All of the data that follows should be retyped exactly, please, except the pictures.
◆ ◆ ◆
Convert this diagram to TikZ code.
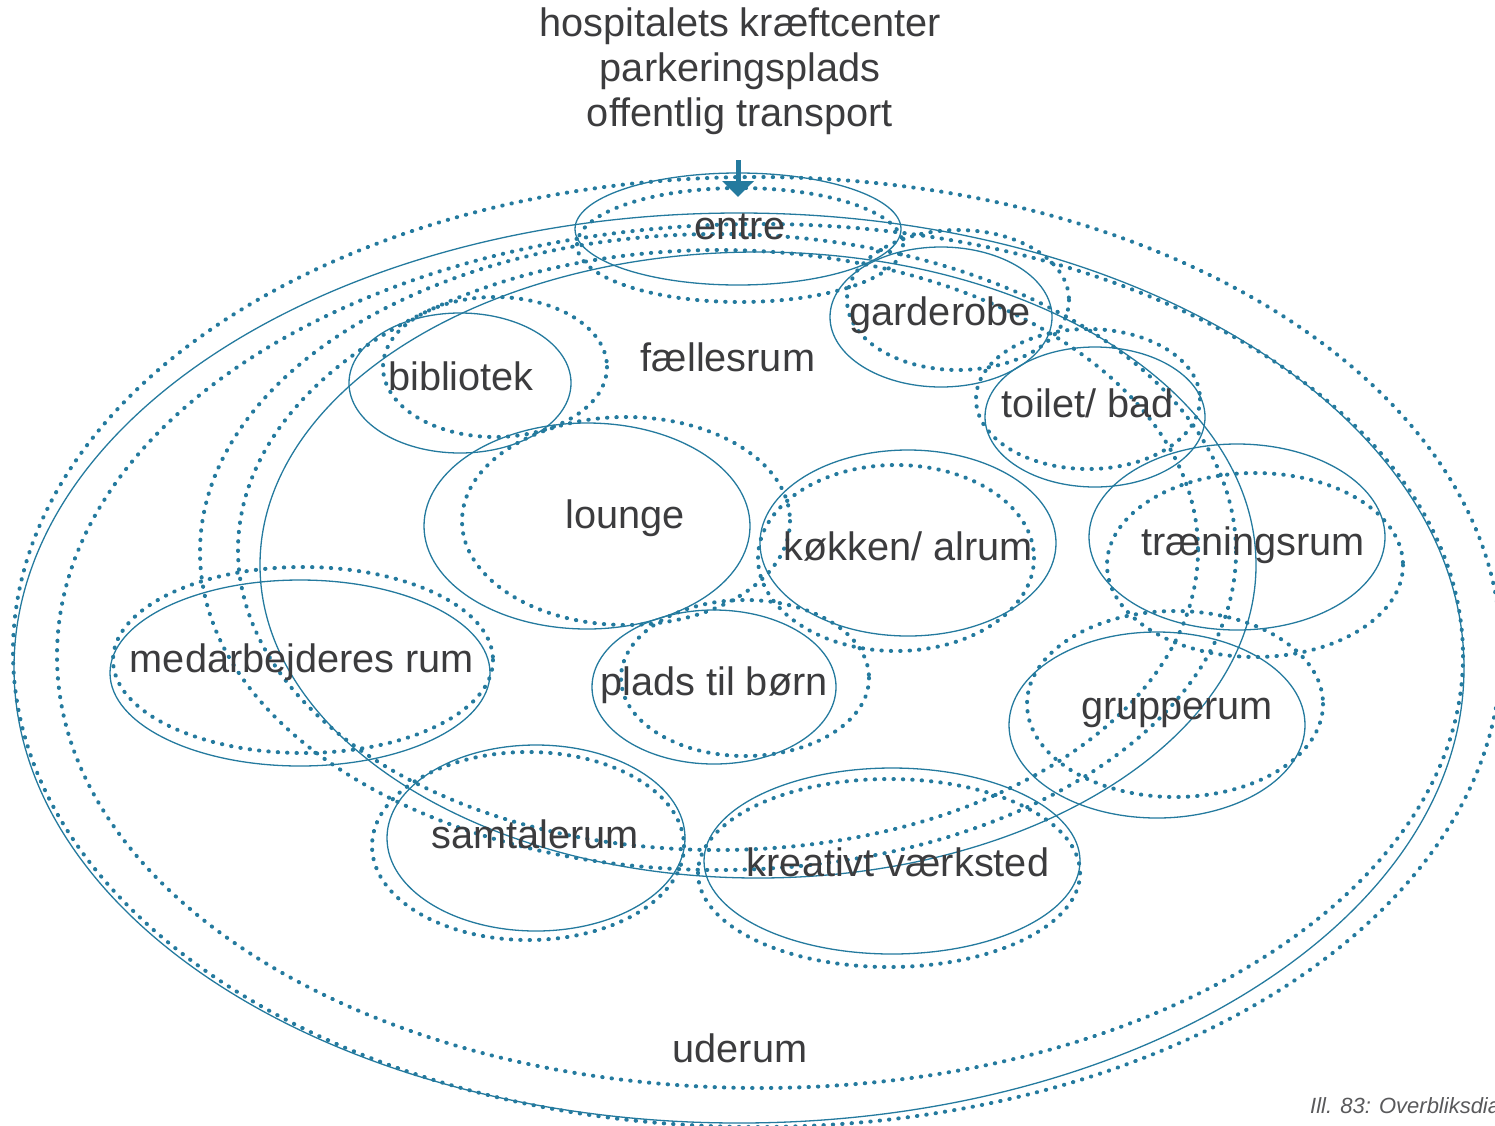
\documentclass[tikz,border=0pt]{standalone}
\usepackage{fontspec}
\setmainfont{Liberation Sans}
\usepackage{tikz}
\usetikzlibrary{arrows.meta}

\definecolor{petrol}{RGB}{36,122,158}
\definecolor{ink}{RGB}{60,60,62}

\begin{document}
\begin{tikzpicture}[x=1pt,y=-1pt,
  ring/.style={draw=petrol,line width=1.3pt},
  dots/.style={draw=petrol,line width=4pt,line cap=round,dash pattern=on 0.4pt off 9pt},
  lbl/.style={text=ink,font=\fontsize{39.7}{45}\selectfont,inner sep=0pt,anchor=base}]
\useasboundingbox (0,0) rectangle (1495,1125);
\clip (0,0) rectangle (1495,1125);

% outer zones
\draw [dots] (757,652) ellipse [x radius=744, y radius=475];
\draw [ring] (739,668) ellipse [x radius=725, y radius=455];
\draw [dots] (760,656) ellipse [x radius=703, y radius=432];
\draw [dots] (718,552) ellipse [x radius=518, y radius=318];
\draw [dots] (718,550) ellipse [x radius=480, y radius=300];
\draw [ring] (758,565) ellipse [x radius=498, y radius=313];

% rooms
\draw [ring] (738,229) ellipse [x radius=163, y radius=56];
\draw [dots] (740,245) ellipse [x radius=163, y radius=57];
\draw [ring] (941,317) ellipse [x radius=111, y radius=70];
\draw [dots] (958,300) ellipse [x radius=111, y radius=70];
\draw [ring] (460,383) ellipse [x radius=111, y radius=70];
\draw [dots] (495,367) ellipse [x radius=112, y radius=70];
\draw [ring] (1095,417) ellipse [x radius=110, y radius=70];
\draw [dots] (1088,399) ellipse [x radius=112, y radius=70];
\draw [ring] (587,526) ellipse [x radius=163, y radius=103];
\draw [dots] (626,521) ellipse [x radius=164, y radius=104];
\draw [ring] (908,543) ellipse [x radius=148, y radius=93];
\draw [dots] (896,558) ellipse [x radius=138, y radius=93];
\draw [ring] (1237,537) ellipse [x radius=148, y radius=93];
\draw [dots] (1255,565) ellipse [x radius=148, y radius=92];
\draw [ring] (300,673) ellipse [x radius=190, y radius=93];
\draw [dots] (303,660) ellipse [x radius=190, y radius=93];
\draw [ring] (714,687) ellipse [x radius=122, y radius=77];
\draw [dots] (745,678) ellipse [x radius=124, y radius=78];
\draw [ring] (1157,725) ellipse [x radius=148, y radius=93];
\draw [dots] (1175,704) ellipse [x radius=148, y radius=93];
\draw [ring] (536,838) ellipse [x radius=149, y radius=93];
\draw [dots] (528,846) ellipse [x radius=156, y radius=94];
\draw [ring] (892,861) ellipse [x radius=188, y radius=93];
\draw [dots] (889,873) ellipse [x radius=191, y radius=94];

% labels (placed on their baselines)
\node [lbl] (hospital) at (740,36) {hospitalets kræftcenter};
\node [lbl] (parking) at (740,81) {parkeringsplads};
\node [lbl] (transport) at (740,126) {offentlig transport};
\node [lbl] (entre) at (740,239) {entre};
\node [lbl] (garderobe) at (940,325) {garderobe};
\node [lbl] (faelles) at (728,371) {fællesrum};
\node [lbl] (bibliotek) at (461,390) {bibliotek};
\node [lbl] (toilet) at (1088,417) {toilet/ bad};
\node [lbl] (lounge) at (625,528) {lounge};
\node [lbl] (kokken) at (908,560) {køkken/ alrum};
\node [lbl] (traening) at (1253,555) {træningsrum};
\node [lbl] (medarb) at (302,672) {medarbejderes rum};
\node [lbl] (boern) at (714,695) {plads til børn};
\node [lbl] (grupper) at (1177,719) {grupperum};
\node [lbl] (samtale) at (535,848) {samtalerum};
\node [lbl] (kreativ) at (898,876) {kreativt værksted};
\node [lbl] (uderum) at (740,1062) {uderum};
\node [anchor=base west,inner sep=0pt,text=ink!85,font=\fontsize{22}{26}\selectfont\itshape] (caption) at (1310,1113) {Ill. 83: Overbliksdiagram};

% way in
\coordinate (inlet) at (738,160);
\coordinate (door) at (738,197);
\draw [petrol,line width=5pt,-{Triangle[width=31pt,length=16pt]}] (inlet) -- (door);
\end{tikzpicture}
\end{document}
◆ ◆ ◆
**Result for this exercise**
Convert this diagram to TikZ code.
\documentclass[tikz,border=0pt]{standalone}
\usepackage{fontspec}
\setmainfont{Liberation Sans}
\usepackage{tikz}
\usetikzlibrary{arrows.meta}

\definecolor{petrol}{RGB}{36,122,158}
\definecolor{ink}{RGB}{60,60,62}

\begin{document}
\begin{tikzpicture}[x=1pt,y=-1pt,
  ring/.style={draw=petrol,line width=1.3pt},
  dots/.style={draw=petrol,line width=4pt,line cap=round,dash pattern=on 0.4pt off 9pt},
  lbl/.style={text=ink,font=\fontsize{39.7}{45}\selectfont,inner sep=0pt,anchor=base}]
\useasboundingbox (0,0) rectangle (1495,1125);
\clip (0,0) rectangle (1495,1125);

% outer zones
\draw [dots] (757,652) ellipse [x radius=744, y radius=475];
\draw [ring] (739,668) ellipse [x radius=725, y radius=455];
\draw [dots] (760,656) ellipse [x radius=703, y radius=432];
\draw [dots] (718,552) ellipse [x radius=518, y radius=318];
\draw [dots] (718,550) ellipse [x radius=480, y radius=300];
\draw [ring] (758,565) ellipse [x radius=498, y radius=313];

% rooms
\draw [ring] (738,229) ellipse [x radius=163, y radius=56];
\draw [dots] (740,245) ellipse [x radius=163, y radius=57];
\draw [ring] (941,317) ellipse [x radius=111, y radius=70];
\draw [dots] (958,300) ellipse [x radius=111, y radius=70];
\draw [ring] (460,383) ellipse [x radius=111, y radius=70];
\draw [dots] (495,367) ellipse [x radius=112, y radius=70];
\draw [ring] (1095,417) ellipse [x radius=110, y radius=70];
\draw [dots] (1088,399) ellipse [x radius=112, y radius=70];
\draw [ring] (587,526) ellipse [x radius=163, y radius=103];
\draw [dots] (626,521) ellipse [x radius=164, y radius=104];
\draw [ring] (908,543) ellipse [x radius=148, y radius=93];
\draw [dots] (896,558) ellipse [x radius=138, y radius=93];
\draw [ring] (1237,537) ellipse [x radius=148, y radius=93];
\draw [dots] (1255,565) ellipse [x radius=148, y radius=92];
\draw [ring] (300,673) ellipse [x radius=190, y radius=93];
\draw [dots] (303,660) ellipse [x radius=190, y radius=93];
\draw [ring] (714,687) ellipse [x radius=122, y radius=77];
\draw [dots] (745,678) ellipse [x radius=124, y radius=78];
\draw [ring] (1157,725) ellipse [x radius=148, y radius=93];
\draw [dots] (1175,704) ellipse [x radius=148, y radius=93];
\draw [ring] (536,838) ellipse [x radius=149, y radius=93];
\draw [dots] (528,846) ellipse [x radius=156, y radius=94];
\draw [ring] (892,861) ellipse [x radius=188, y radius=93];
\draw [dots] (889,873) ellipse [x radius=191, y radius=94];

% labels (placed on their baselines)
\node [lbl] (hospital) at (740,36) {hospitalets kræftcenter};
\node [lbl] (parking) at (740,81) {parkeringsplads};
\node [lbl] (transport) at (740,126) {offentlig transport};
\node [lbl] (entre) at (740,239) {entre};
\node [lbl] (garderobe) at (940,325) {garderobe};
\node [lbl] (faelles) at (728,371) {fællesrum};
\node [lbl] (bibliotek) at (461,390) {bibliotek};
\node [lbl] (toilet) at (1088,417) {toilet/ bad};
\node [lbl] (lounge) at (625,528) {lounge};
\node [lbl] (kokken) at (908,560) {køkken/ alrum};
\node [lbl] (traening) at (1253,555) {træningsrum};
\node [lbl] (medarb) at (302,672) {medarbejderes rum};
\node [lbl] (boern) at (714,695) {plads til børn};
\node [lbl] (grupper) at (1177,719) {grupperum};
\node [lbl] (samtale) at (535,848) {samtalerum};
\node [lbl] (kreativ) at (898,876) {kreativt værksted};
\node [lbl] (uderum) at (740,1062) {uderum};
\node [anchor=base west,inner sep=0pt,text=ink!85,font=\fontsize{22}{26}\selectfont\itshape] (caption) at (1310,1113) {Ill. 83: Overbliksdiagram};

% way in
\coordinate (inlet) at (738,160);
\coordinate (door) at (738,197);
\draw [petrol,line width=5pt,-{Triangle[width=31pt,length=16pt]}] (inlet) -- (door);
\end{tikzpicture}
\end{document}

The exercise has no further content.